What I’m referring to—and using as a history lesson for anyone who entered the hotel industry within the past 15 years—is the first time online travel agencies came knocking at hoteliers’ doors asking for stronger partnerships. It was 2002, and the terrorist attacks of September 11 had travelers on high alert. Hotel demand was plummeting, and hoteliers were struggling to get their product in front of consumers.

OTAs like Expedia, Orbitz and Travelocity were already selling airline tickets, and they saw hotel bookings as the next logical step. They were much quicker to move transactions online, and early partnerships were considered successful, because hotels were just happy people were coming through the doors again.

It took a few years for hoteliers to realize the mistakes they had made by bargaining with the OTAs. Once hoteliers moved their inventory online, OTAs had already established themselves as the cheapest and easiest place to book hotel rooms. A natural power struggle developed, and hoteliers have been fighting to gain back control of their bookings ever since.

A dozen years later, while some of the OTA names have come and gone, Expedia, Booking.com, Kayak, Trivago and more are still really good at driving demand to hotels. In fact, they’re still better than hotels themselves. Far too many travelers today book through a third-party distribution partner over directly through a hotel supplier.
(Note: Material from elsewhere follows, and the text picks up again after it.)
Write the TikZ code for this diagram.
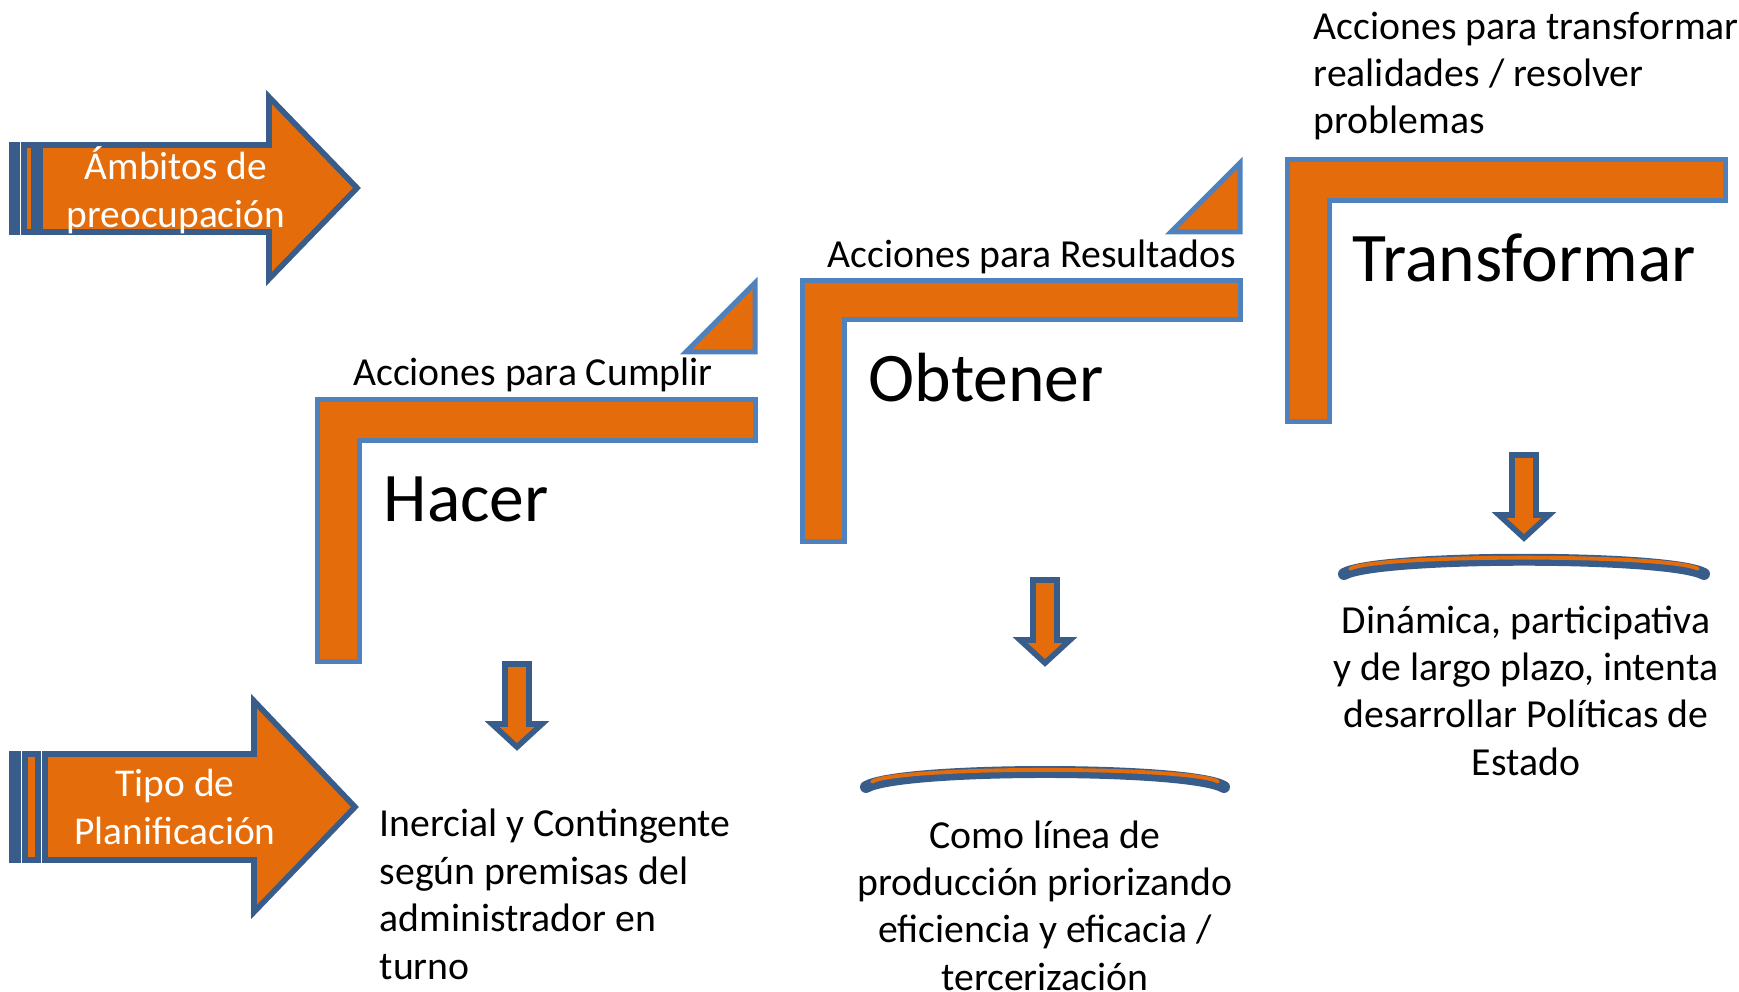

The first year OTAs surpassed hotels in total U.S. hotel online gross bookings was 2016, according to Phocuswright. Hitwise data midway through 2017 showed hotels’ market share of all online bookings in the U.S. fell to about three in every 10 bookings. OTAs saw their market share rise to about seven in 10 bookings.

While commission costs are coming down thanks to some hard bargaining by the biggest hotel brands, the share of consumers booking through an OTA continues to grow.